CCW LAWS refers to the ongoing intergovernmental discussions on Lethal Autonomous Weapons Systems (LAWS) held under the framework of the Convention on Certain Conventional Weapons (CCW), the 1980 UN treaty that restricts weapons deemed excessively injurious or indiscriminate.
Informal expert meetings on LAWS began in 2014, and in 2016 the CCW Review Conference established a Group of Governmental Experts (GGE) on LAWS to examine the technology, military, legal, and ethical dimensions of weapons that can select and engage targets autonomously. The GGE has met regularly in Geneva since 2017.
In 2019 the GGE adopted 11 Guiding Principles, affirming that:
- International humanitarian law (IHL) continues to apply fully to all weapons systems, including potential LAWS;
- Human responsibility for decisions on the use of force must be retained, since accountability cannot be transferred to machines;
- Risk assessments and mitigation measures should be part of design, development, testing, and deployment.

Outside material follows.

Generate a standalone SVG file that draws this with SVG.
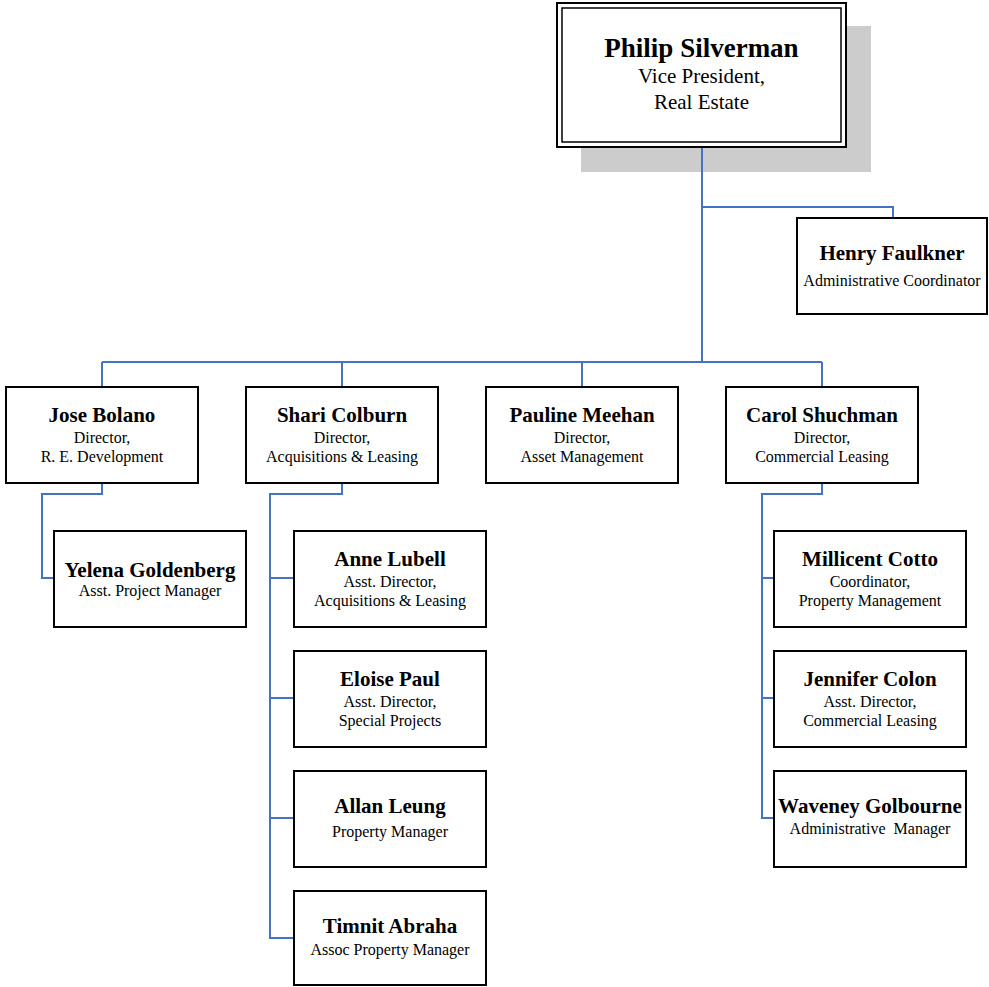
<svg xmlns="http://www.w3.org/2000/svg" width="989" height="987" viewBox="0 0 989 987">
<style>
  .box { fill: #ffffff; stroke: #000000; stroke-width: 2; }
  .conn { fill: none; stroke: #4472C4; stroke-width: 2; }
  text { font-family: "Liberation Serif", "Times New Roman", serif; text-anchor: middle; fill: #000000; }
  .name { font-size: 21px; font-weight: bold; }
  .sub { font-size: 16px; }
  .tname { font-size: 27px; font-weight: bold; }
  .tsub { font-size: 21px; }
</style>
<rect width="989" height="987" fill="#ffffff"/>
<g id="shadow-philip">
  <rect x="581" y="26" width="290" height="146" fill="#CCCCCC"/>
</g>
<g id="connectors">
  <path class="conn" d="M702,147 V362 M702,207 H893 V218 M102,362 H822 M102,362 V387 M342,362 V387 M582,362 V387 M822,362 V387"/>
  <path class="conn" d="M102,483 V494 H42 V578 H54"/>
  <path class="conn" d="M342,483 V494 H270 V938 H294 M270,578 H294 M270,698 H294 M270,818 H294"/>
  <path class="conn" d="M822,483 V494 H762 V818 H774 M762,578 H774 M762,698 H774"/>
</g>
<g id="node-philip">
  <rect x="557" y="3" width="289" height="144" class="box"/>
  <rect x="562" y="8" width="279" height="134" fill="none" stroke="#000" stroke-width="1.5"/>
  <text x="701.5" y="57" class="tname">Philip Silverman</text>
  <text x="701.5" y="83" class="tsub">Vice President,</text>
  <text x="701.5" y="109" class="tsub">Real Estate</text>
</g>
<g id="node-henry">
  <rect x="797" y="218" width="190" height="96" class="box"/>
  <text x="892" y="260" class="name">Henry Faulkner</text>
  <text x="892" y="286" class="sub">Administrative Coordinator</text>
</g>
<g id="node-jose">
  <rect x="6" y="387" width="192" height="96" class="box"/>
  <text x="102" y="422" class="name">Jose Bolano</text>
  <text x="102" y="443" class="sub">Director,</text>
  <text x="102" y="462" class="sub">R. E. Development</text>
</g>
<g id="node-shari">
  <rect x="246" y="387" width="192" height="96" class="box"/>
  <text x="342" y="422" class="name">Shari Colburn</text>
  <text x="342" y="443" class="sub">Director,</text>
  <text x="342" y="462" class="sub">Acquisitions &amp; Leasing</text>
</g>
<g id="node-pauline">
  <rect x="486" y="387" width="192" height="96" class="box"/>
  <text x="582" y="422" class="name">Pauline Meehan</text>
  <text x="582" y="443" class="sub">Director,</text>
  <text x="582" y="462" class="sub">Asset Management</text>
</g>
<g id="node-carol">
  <rect x="726" y="387" width="192" height="96" class="box"/>
  <text x="822" y="422" class="name">Carol Shuchman</text>
  <text x="822" y="443" class="sub">Director,</text>
  <text x="822" y="462" class="sub">Commercial Leasing</text>
</g>
<g id="node-yelena">
  <rect x="54" y="531" width="192" height="96" class="box"/>
  <text x="150" y="577" class="name">Yelena Goldenberg</text>
  <text x="150" y="596" class="sub">Asst. Project Manager</text>
</g>
<g id="node-anne">
  <rect x="294" y="531" width="192" height="96" class="box"/>
  <text x="390" y="566" class="name">Anne Lubell</text>
  <text x="390" y="587" class="sub">Asst. Director,</text>
  <text x="390" y="606" class="sub">Acquisitions &amp; Leasing</text>
</g>
<g id="node-eloise">
  <rect x="294" y="651" width="192" height="96" class="box"/>
  <text x="390" y="686" class="name">Eloise Paul</text>
  <text x="390" y="707" class="sub">Asst. Director,</text>
  <text x="390" y="726" class="sub">Special Projects</text>
</g>
<g id="node-allan">
  <rect x="294" y="771" width="192" height="96" class="box"/>
  <text x="390" y="813" class="name">Allan Leung</text>
  <text x="390" y="837" class="sub">Property Manager</text>
</g>
<g id="node-timnit">
  <rect x="294" y="891" width="192" height="94" class="box"/>
  <text x="390" y="933" class="name">Timnit Abraha</text>
  <text x="390" y="955" class="sub">Assoc Property Manager</text>
</g>
<g id="node-millicent">
  <rect x="774" y="531" width="192" height="96" class="box"/>
  <text x="870" y="566" class="name">Millicent Cotto</text>
  <text x="870" y="587" class="sub">Coordinator,</text>
  <text x="870" y="606" class="sub">Property Management</text>
</g>
<g id="node-jennifer">
  <rect x="774" y="651" width="192" height="96" class="box"/>
  <text x="870" y="686" class="name">Jennifer Colon</text>
  <text x="870" y="707" class="sub">Asst. Director,</text>
  <text x="870" y="726" class="sub">Commercial Leasing</text>
</g>
<g id="node-waveney">
  <rect x="774" y="771" width="192" height="96" class="box"/>
  <text x="870" y="813" class="name">Waveney Golbourne</text>
  <text x="870" y="834" class="sub" xml:space="preserve">Administrative  Manager</text>
</g>
</svg>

State positions diverge sharply. A coalition of states — including Austria, Brazil, Mexico, New Zealand, the Philippines, and many African and Latin American countries, alongside the Campaign to Stop Killer Robots NGO coalition and the ICRC — supports a legally binding instrument prohibiting fully autonomous systems and regulating others, often framed around requirements of meaningful human control. Major military powers including the United States, Russia, the United Kingdom, India, and Israel have generally opposed a new treaty, preferring non-binding guidance or arguing existing IHL suffices. Russia in particular has repeatedly blocked consensus, which the CCW requires.
Frustration with the CCW's pace led the UN General Assembly First Committee to adopt resolution 78/241 in December 2023 on autonomous weapons, and the UN Secretary-General António Guterres and ICRC President have jointly called for a legally binding instrument by 2026. Parallel tracks — including UNGA-mandated consultations and regional conferences such as the 2023 Belén Communiqué in Costa Rica — have emerged as states grow impatient with CCW deadlock.
Example
In May 2024, the CCW GGE on LAWS met in Geneva to negotiate a draft rolling text, but Russia and the United States rejected proposals from Austria and a coalition of Latin American states to move toward a legally binding prohibition.
Frequently asked questions
No. As of 2024, there is no binding international treaty on LAWS. Discussions continue in the CCW GGE, and the UN Secretary-General and ICRC have called for a legally binding instrument by 2026.